To understand the incredible severity of the punishment, a few things are worth noting. The Foxy Lady has been around for 38 years, and this is the first time it was hauled before the board for any violation. The board has a long-standing policy of progressive discipline for license violations, something it completely ignored in this case. In issuing the draconian penalty of permanent license revocation to the Foxy Lady, it concluded that having three women supposedly solicit sex from men who were patronizing a strip club constituted “a danger to the health, welfare and quality of life of the public” and posed a “severe” “harm to the community.”

But compare that to some of the board’s other recent punishments meted out against license violators: a four-day suspension to a club where a double stabbing occurred, a 30-day suspension to a club found not to have in place required security plans when a patron fired a gun inside the establishment, and a 90-day reduction in hours to a club where a shooting took place right outside and the manager was found to have ordered the deletion of that night’s surveillance footage.
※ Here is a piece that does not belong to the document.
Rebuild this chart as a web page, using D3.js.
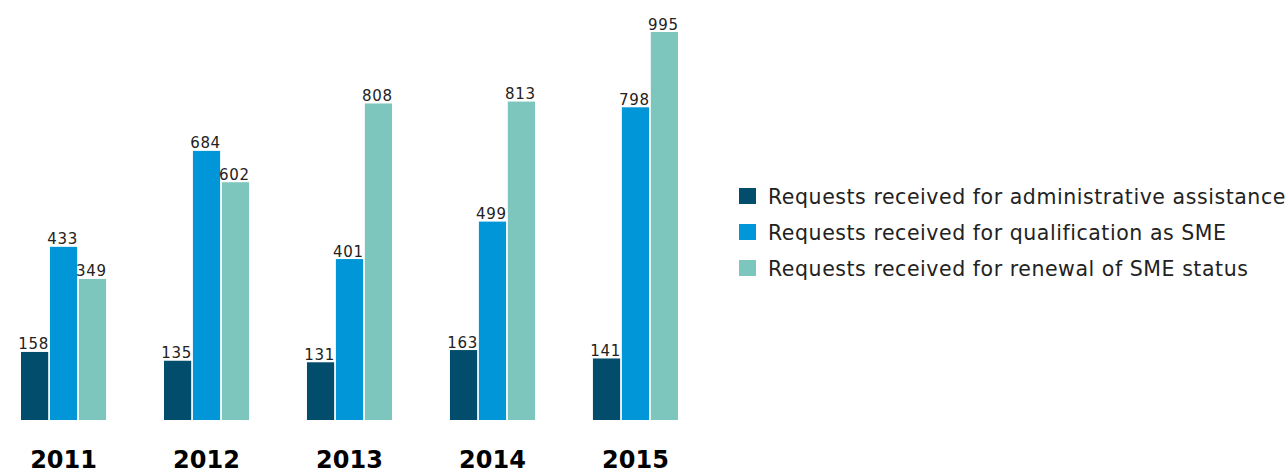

The unfairness is compounded when one learns that the sting operation at the club was supposedly initiated because a female employee had, a few weeks earlier, been the victim of a sexual assault by a customer, and the club sought the police department’s help. Yet thanks to the police and the Board of Licenses, it’s women who have borne the brunt of the punishment. Three of them face criminal charges and have had their names and photos splashed across the media for a victimless crime, and dozens more were put out of work for weeks and without a paycheck — all under the guise of “protecting” women.

The Foxy Lady provides entertainment protected by the First Amendment. The Cirque de Soleil it may not be, but before the government should be able to completely shutter an establishment engaged in free speech activity, a much stronger showing than the flimsy grounds presented here must be demanded.

In addition to ensuring that the Board of Licenses acts with some consistency in penalizing violators, it is essential that clear, objective, and narrow standards are in place before any government agency should be able to decide whether an establishment engaged in First Amendment activity can be punished, much less completely shut down. As our brief noted:

“The ordinance governing the Board’s revocation decision grants it authority to revoke a license ‘for any reason which the board may deem to be in the public interest.’ … That standard exemplifies the ‘unbridled discretion’ that the Supreme Court has repeatedly found to be inconsistent with the requirements of the First Amendment.”

The precedent created by the board’s decision is unsettling. Just as unsettling is the board’s hypocrisy in being more concerned about the possibility of solicitation of consensual sex taking place in licensed establishments than the occurrence of actual violence. This puritanical obsession — the notion that sex deserves more condemnation than violence — may be a constant in American culture, but it deserves to be challenged when a government agency engages in it and tramples upon the First Amendment.